## begin
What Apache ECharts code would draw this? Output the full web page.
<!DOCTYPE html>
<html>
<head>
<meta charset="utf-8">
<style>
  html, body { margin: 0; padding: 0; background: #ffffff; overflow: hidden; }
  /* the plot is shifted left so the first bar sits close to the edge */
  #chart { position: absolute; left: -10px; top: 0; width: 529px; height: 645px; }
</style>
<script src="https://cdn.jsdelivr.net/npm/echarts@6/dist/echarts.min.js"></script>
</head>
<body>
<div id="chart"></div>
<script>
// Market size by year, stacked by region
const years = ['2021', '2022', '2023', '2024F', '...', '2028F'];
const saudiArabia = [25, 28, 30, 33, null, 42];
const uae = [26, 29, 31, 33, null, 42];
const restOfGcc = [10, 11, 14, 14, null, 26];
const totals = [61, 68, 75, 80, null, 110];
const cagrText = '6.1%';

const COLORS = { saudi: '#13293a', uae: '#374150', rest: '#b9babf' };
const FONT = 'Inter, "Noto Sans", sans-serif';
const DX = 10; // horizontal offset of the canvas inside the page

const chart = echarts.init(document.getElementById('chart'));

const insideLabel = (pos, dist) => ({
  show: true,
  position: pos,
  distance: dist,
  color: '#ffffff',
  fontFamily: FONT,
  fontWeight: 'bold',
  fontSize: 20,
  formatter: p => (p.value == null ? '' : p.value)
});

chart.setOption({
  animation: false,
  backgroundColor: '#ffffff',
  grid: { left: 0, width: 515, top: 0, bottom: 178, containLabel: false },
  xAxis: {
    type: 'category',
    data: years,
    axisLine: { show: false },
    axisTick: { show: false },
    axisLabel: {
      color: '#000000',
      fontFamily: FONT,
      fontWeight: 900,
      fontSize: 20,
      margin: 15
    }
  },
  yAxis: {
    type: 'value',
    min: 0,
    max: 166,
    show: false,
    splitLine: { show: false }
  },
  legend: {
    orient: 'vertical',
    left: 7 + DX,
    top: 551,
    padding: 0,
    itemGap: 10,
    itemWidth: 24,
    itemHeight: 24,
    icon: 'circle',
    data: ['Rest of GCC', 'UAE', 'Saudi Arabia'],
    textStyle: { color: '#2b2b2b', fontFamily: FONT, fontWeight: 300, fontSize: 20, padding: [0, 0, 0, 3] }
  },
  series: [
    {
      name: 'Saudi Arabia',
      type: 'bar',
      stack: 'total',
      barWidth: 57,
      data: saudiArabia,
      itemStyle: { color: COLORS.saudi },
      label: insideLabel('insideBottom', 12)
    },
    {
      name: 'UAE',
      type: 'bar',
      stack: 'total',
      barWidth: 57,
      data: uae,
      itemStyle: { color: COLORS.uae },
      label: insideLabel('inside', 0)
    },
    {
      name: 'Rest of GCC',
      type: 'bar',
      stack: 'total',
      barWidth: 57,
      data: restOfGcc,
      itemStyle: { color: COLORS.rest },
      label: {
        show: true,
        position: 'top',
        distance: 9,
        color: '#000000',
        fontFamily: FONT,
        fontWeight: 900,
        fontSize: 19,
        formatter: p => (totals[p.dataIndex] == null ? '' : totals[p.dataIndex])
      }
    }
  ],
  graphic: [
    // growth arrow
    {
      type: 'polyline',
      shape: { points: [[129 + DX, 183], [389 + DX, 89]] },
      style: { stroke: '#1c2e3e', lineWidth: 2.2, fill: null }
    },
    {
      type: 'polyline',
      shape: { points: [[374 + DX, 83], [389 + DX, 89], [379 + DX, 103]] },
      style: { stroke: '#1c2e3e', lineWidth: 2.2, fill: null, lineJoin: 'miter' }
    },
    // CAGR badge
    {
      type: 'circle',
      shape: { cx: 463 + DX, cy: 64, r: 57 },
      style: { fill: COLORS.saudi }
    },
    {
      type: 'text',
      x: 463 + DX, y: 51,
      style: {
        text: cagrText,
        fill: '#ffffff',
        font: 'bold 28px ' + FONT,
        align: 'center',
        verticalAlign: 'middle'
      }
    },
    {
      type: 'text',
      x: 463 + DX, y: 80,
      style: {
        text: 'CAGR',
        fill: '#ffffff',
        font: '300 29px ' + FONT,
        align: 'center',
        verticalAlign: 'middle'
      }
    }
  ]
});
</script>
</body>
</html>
## end
Exercise: Copy every line of the material, please, keeping it exactly the same.

Solution to this task:
What Apache ECharts code would draw this? Output the full web page.
<!DOCTYPE html>
<html>
<head>
<meta charset="utf-8">
<style>
  html, body { margin: 0; padding: 0; background: #ffffff; overflow: hidden; }
  /* the plot is shifted left so the first bar sits close to the edge */
  #chart { position: absolute; left: -10px; top: 0; width: 529px; height: 645px; }
</style>
<script src="https://cdn.jsdelivr.net/npm/echarts@6/dist/echarts.min.js"></script>
</head>
<body>
<div id="chart"></div>
<script>
// Market size by year, stacked by region
const years = ['2021', '2022', '2023', '2024F', '...', '2028F'];
const saudiArabia = [25, 28, 30, 33, null, 42];
const uae = [26, 29, 31, 33, null, 42];
const restOfGcc = [10, 11, 14, 14, null, 26];
const totals = [61, 68, 75, 80, null, 110];
const cagrText = '6.1%';

const COLORS = { saudi: '#13293a', uae: '#374150', rest: '#b9babf' };
const FONT = 'Inter, "Noto Sans", sans-serif';
const DX = 10; // horizontal offset of the canvas inside the page

const chart = echarts.init(document.getElementById('chart'));

const insideLabel = (pos, dist) => ({
  show: true,
  position: pos,
  distance: dist,
  color: '#ffffff',
  fontFamily: FONT,
  fontWeight: 'bold',
  fontSize: 20,
  formatter: p => (p.value == null ? '' : p.value)
});

chart.setOption({
  animation: false,
  backgroundColor: '#ffffff',
  grid: { left: 0, width: 515, top: 0, bottom: 178, containLabel: false },
  xAxis: {
    type: 'category',
    data: years,
    axisLine: { show: false },
    axisTick: { show: false },
    axisLabel: {
      color: '#000000',
      fontFamily: FONT,
      fontWeight: 900,
      fontSize: 20,
      margin: 15
    }
  },
  yAxis: {
    type: 'value',
    min: 0,
    max: 166,
    show: false,
    splitLine: { show: false }
  },
  legend: {
    orient: 'vertical',
    left: 7 + DX,
    top: 551,
    padding: 0,
    itemGap: 10,
    itemWidth: 24,
    itemHeight: 24,
    icon: 'circle',
    data: ['Rest of GCC', 'UAE', 'Saudi Arabia'],
    textStyle: { color: '#2b2b2b', fontFamily: FONT, fontWeight: 300, fontSize: 20, padding: [0, 0, 0, 3] }
  },
  series: [
    {
      name: 'Saudi Arabia',
      type: 'bar',
      stack: 'total',
      barWidth: 57,
      data: saudiArabia,
      itemStyle: { color: COLORS.saudi },
      label: insideLabel('insideBottom', 12)
    },
    {
      name: 'UAE',
      type: 'bar',
      stack: 'total',
      barWidth: 57,
      data: uae,
      itemStyle: { color: COLORS.uae },
      label: insideLabel('inside', 0)
    },
    {
      name: 'Rest of GCC',
      type: 'bar',
      stack: 'total',
      barWidth: 57,
      data: restOfGcc,
      itemStyle: { color: COLORS.rest },
      label: {
        show: true,
        position: 'top',
        distance: 9,
        color: '#000000',
        fontFamily: FONT,
        fontWeight: 900,
        fontSize: 19,
        formatter: p => (totals[p.dataIndex] == null ? '' : totals[p.dataIndex])
      }
    }
  ],
  graphic: [
    // growth arrow
    {
      type: 'polyline',
      shape: { points: [[129 + DX, 183], [389 + DX, 89]] },
      style: { stroke: '#1c2e3e', lineWidth: 2.2, fill: null }
    },
    {
      type: 'polyline',
      shape: { points: [[374 + DX, 83], [389 + DX, 89], [379 + DX, 103]] },
      style: { stroke: '#1c2e3e', lineWidth: 2.2, fill: null, lineJoin: 'miter' }
    },
    // CAGR badge
    {
      type: 'circle',
      shape: { cx: 463 + DX, cy: 64, r: 57 },
      style: { fill: COLORS.saudi }
    },
    {
      type: 'text',
      x: 463 + DX, y: 51,
      style: {
        text: cagrText,
        fill: '#ffffff',
        font: 'bold 28px ' + FONT,
        align: 'center',
        verticalAlign: 'middle'
      }
    },
    {
      type: 'text',
      x: 463 + DX, y: 80,
      style: {
        text: 'CAGR',
        fill: '#ffffff',
        font: '300 29px ' + FONT,
        align: 'center',
        verticalAlign: 'middle'
      }
    }
  ]
});
</script>
</body>
</html>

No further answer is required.